- [Your task]:
Reproduce every entry that follows word for word, but omit the images.

--- START Supplied entries ---

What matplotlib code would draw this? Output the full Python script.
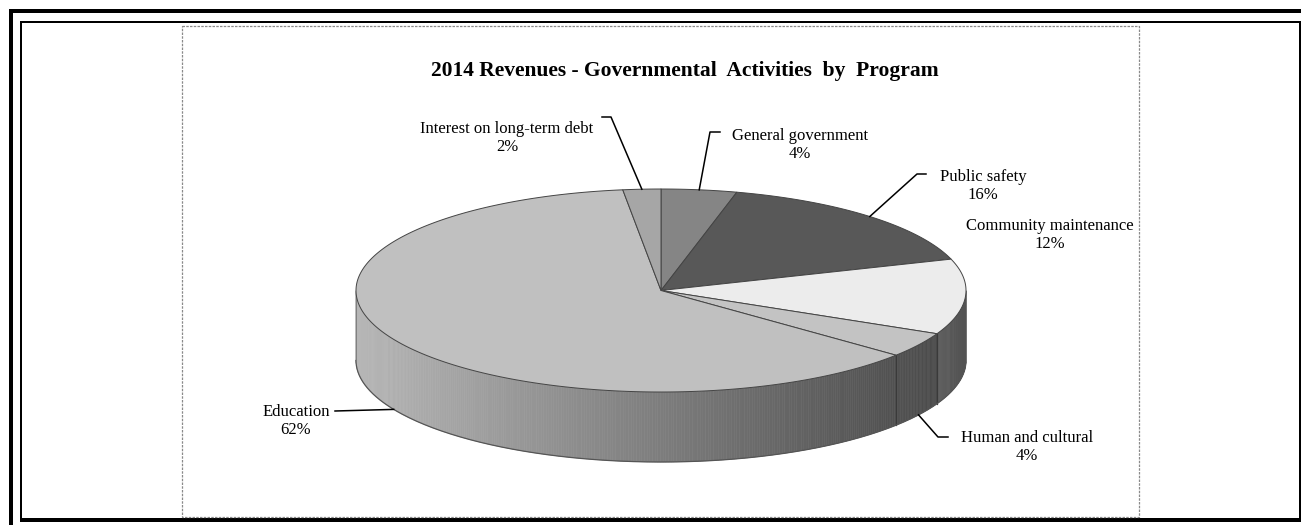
import numpy as np
import matplotlib
matplotlib.use("Agg")
import matplotlib.pyplot as plt
from matplotlib.patches import Polygon, Rectangle
from matplotlib.colors import to_rgb

# Revenue shares by program, in drawing order (clockwise from 12 o'clock)
categories = ["General government", "Public safety", "Community maintenance",
              "Human and cultural", "Education", "Interest on long-term debt"]
shares = [4, 16, 12, 4, 62, 2]
top_colors = ["#858585", "#585858", "#ececec", "#c3c3c3", "#c0c0c0", "#a6a6a6"]
title = "2014 Revenues - Governmental  Activities  by  Program"

# label block centres and leader-line elbows (pixel space)
label_pos = [(800, 145), (983, 186), (1050, 235), (1027, 447), (296, 421), (507, 138)]
leader_elbow = [[(720, 132), (710, 132)],
                [(926, 174), (917, 174)],
                None,
                [(948, 437), (938, 437)],
                [(335, 411)],
                [(602, 117), (611, 117)]]
leader_on_side = [False, False, False, True, True, False]

W, H = 1301, 525
fig = plt.figure(figsize=(W / 100, H / 100), dpi=100)
ax = fig.add_axes([0, 0, 1, 1])
ax.set_xlim(0, W)
ax.set_ylim(H, 0)
ax.axis("off")

SERIF = ["Liberation Serif", "DejaVu Serif"]

# page frame
k = "black"
for (x, y, w, h) in [(9, 9, W - 9, 3.6), (9, 9, 4, H - 9),
                     (20, 20.5, W - 20, 2), (20, 20.5, 2, 500),
                     (1298.5, 20.5, 2, 500), (20, 518, W - 20, 4)]:
    ax.add_patch(Rectangle((x, y), w, h, facecolor=k, edgecolor="none", zorder=1))

# chart area border
ax.add_patch(Rectangle((182, 26), 957, 491, fill=False, edgecolor="#8a8a8a",
                       linestyle=(0, (2, 1)), linewidth=0.9, zorder=2))

# 3-D pie geometry
cx, cy, rx, ry, depth = 661, 290.5, 305, 101.5, 70


def pt(theta, drop=0.0):
    t = np.radians(theta)
    return cx + rx * np.sin(t), cy - ry * np.cos(t) + drop


def shade(theta):
    s = np.sin(np.radians(theta))
    return 0.65 - 0.30 * s


bounds = np.concatenate([[0], np.cumsum(shares)]) * 360.0 / sum(shares)

# side wall (front half only)
step = 0.5
for i, base in enumerate(top_colors):
    a0, a1 = max(bounds[i], 90), min(bounds[i + 1], 270)
    if a1 <= a0:
        continue
    rgb = np.array(to_rgb(base))
    angs = np.arange(a0, a1, step)
    for t0 in angs:
        t1 = min(t0 + step, a1)
        c = np.clip(rgb * shade((t0 + t1) / 2), 0, 1)
        quad = [pt(t0), pt(t1), pt(t1, depth), pt(t0, depth)]
        ax.add_patch(Polygon(quad, closed=True, facecolor=c, edgecolor=c,
                             linewidth=0.4, zorder=3))
    # vertical seam at the slice boundary
    for b in (a0, a1):
        if 90 < b < 270:
            p, q = pt(b), pt(b, depth)
            ax.plot([p[0], q[0]], [p[1], q[1]], color="#3a3a3a", lw=0.8, zorder=4)

# outline of the wall
arc = np.linspace(90, 270, 300)
bx, by = zip(*[pt(a, depth) for a in arc])
ax.plot(bx, by, color="#555555", lw=0.9, zorder=4)
for b in (90, 270):
    p, q = pt(b), pt(b, depth)
    ax.plot([p[0], q[0]], [p[1], q[1]], color="#777777", lw=0.6, zorder=4)

# top faces
for i, base in enumerate(top_colors):
    a0, a1 = bounds[i], bounds[i + 1]
    angs = np.linspace(a0, a1, max(int((a1 - a0) / step), 2) + 1)
    poly = [(cx, cy)] + [pt(a) for a in angs]
    ax.add_patch(Polygon(poly, closed=True, facecolor=base, edgecolor="#444444",
                         linewidth=0.7, joinstyle="round", zorder=5))

# title
ax.text(685, 71, title, ha="center", va="center", fontsize=15.5, fontweight="bold",
        family=SERIF, zorder=6)

# data labels with leader lines
for i, name in enumerate(categories):
    mid = (bounds[i] + bounds[i + 1]) / 2
    lx, ly = label_pos[i]
    ax.text(lx, ly, f"{name}\n{shares[i]}%", ha="center", va="center",
            fontsize=12, family=SERIF, linespacing=1.12, zorder=6)
    elbow = leader_elbow[i]
    if elbow is None:
        continue
    anchor = pt(mid, depth if leader_on_side[i] else 0)
    xs = [e[0] for e in elbow] + [anchor[0]]
    ys = [e[1] for e in elbow] + [anchor[1]]
    ax.plot(xs, ys, color="black", lw=1.1, zorder=6)

fig.savefig("out.png", dpi=100)
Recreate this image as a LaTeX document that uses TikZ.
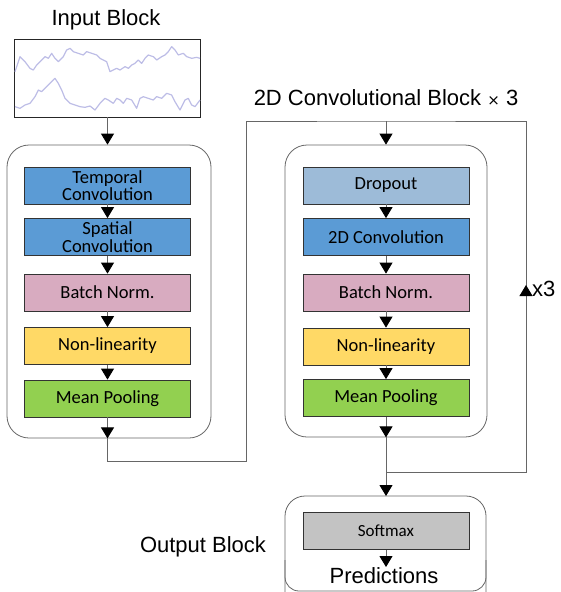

--- END Supplied entries ---

- [Solution to this exercise]:
What matplotlib code would draw this? Output the full Python script.
import numpy as np
import matplotlib
matplotlib.use("Agg")
import matplotlib.pyplot as plt
from matplotlib.patches import Polygon, Rectangle
from matplotlib.colors import to_rgb

# Revenue shares by program, in drawing order (clockwise from 12 o'clock)
categories = ["General government", "Public safety", "Community maintenance",
              "Human and cultural", "Education", "Interest on long-term debt"]
shares = [4, 16, 12, 4, 62, 2]
top_colors = ["#858585", "#585858", "#ececec", "#c3c3c3", "#c0c0c0", "#a6a6a6"]
title = "2014 Revenues - Governmental  Activities  by  Program"

# label block centres and leader-line elbows (pixel space)
label_pos = [(800, 145), (983, 186), (1050, 235), (1027, 447), (296, 421), (507, 138)]
leader_elbow = [[(720, 132), (710, 132)],
                [(926, 174), (917, 174)],
                None,
                [(948, 437), (938, 437)],
                [(335, 411)],
                [(602, 117), (611, 117)]]
leader_on_side = [False, False, False, True, True, False]

W, H = 1301, 525
fig = plt.figure(figsize=(W / 100, H / 100), dpi=100)
ax = fig.add_axes([0, 0, 1, 1])
ax.set_xlim(0, W)
ax.set_ylim(H, 0)
ax.axis("off")

SERIF = ["Liberation Serif", "DejaVu Serif"]

# page frame
k = "black"
for (x, y, w, h) in [(9, 9, W - 9, 3.6), (9, 9, 4, H - 9),
                     (20, 20.5, W - 20, 2), (20, 20.5, 2, 500),
                     (1298.5, 20.5, 2, 500), (20, 518, W - 20, 4)]:
    ax.add_patch(Rectangle((x, y), w, h, facecolor=k, edgecolor="none", zorder=1))

# chart area border
ax.add_patch(Rectangle((182, 26), 957, 491, fill=False, edgecolor="#8a8a8a",
                       linestyle=(0, (2, 1)), linewidth=0.9, zorder=2))

# 3-D pie geometry
cx, cy, rx, ry, depth = 661, 290.5, 305, 101.5, 70


def pt(theta, drop=0.0):
    t = np.radians(theta)
    return cx + rx * np.sin(t), cy - ry * np.cos(t) + drop


def shade(theta):
    s = np.sin(np.radians(theta))
    return 0.65 - 0.30 * s


bounds = np.concatenate([[0], np.cumsum(shares)]) * 360.0 / sum(shares)

# side wall (front half only)
step = 0.5
for i, base in enumerate(top_colors):
    a0, a1 = max(bounds[i], 90), min(bounds[i + 1], 270)
    if a1 <= a0:
        continue
    rgb = np.array(to_rgb(base))
    angs = np.arange(a0, a1, step)
    for t0 in angs:
        t1 = min(t0 + step, a1)
        c = np.clip(rgb * shade((t0 + t1) / 2), 0, 1)
        quad = [pt(t0), pt(t1), pt(t1, depth), pt(t0, depth)]
        ax.add_patch(Polygon(quad, closed=True, facecolor=c, edgecolor=c,
                             linewidth=0.4, zorder=3))
    # vertical seam at the slice boundary
    for b in (a0, a1):
        if 90 < b < 270:
            p, q = pt(b), pt(b, depth)
            ax.plot([p[0], q[0]], [p[1], q[1]], color="#3a3a3a", lw=0.8, zorder=4)

# outline of the wall
arc = np.linspace(90, 270, 300)
bx, by = zip(*[pt(a, depth) for a in arc])
ax.plot(bx, by, color="#555555", lw=0.9, zorder=4)
for b in (90, 270):
    p, q = pt(b), pt(b, depth)
    ax.plot([p[0], q[0]], [p[1], q[1]], color="#777777", lw=0.6, zorder=4)

# top faces
for i, base in enumerate(top_colors):
    a0, a1 = bounds[i], bounds[i + 1]
    angs = np.linspace(a0, a1, max(int((a1 - a0) / step), 2) + 1)
    poly = [(cx, cy)] + [pt(a) for a in angs]
    ax.add_patch(Polygon(poly, closed=True, facecolor=base, edgecolor="#444444",
                         linewidth=0.7, joinstyle="round", zorder=5))

# title
ax.text(685, 71, title, ha="center", va="center", fontsize=15.5, fontweight="bold",
        family=SERIF, zorder=6)

# data labels with leader lines
for i, name in enumerate(categories):
    mid = (bounds[i] + bounds[i + 1]) / 2
    lx, ly = label_pos[i]
    ax.text(lx, ly, f"{name}\n{shares[i]}%", ha="center", va="center",
            fontsize=12, family=SERIF, linespacing=1.12, zorder=6)
    elbow = leader_elbow[i]
    if elbow is None:
        continue
    anchor = pt(mid, depth if leader_on_side[i] else 0)
    xs = [e[0] for e in elbow] + [anchor[0]]
    ys = [e[1] for e in elbow] + [anchor[1]]
    ax.plot(xs, ys, color="black", lw=1.1, zorder=6)

fig.savefig("out.png", dpi=100)
Recreate this image as a LaTeX document that uses TikZ.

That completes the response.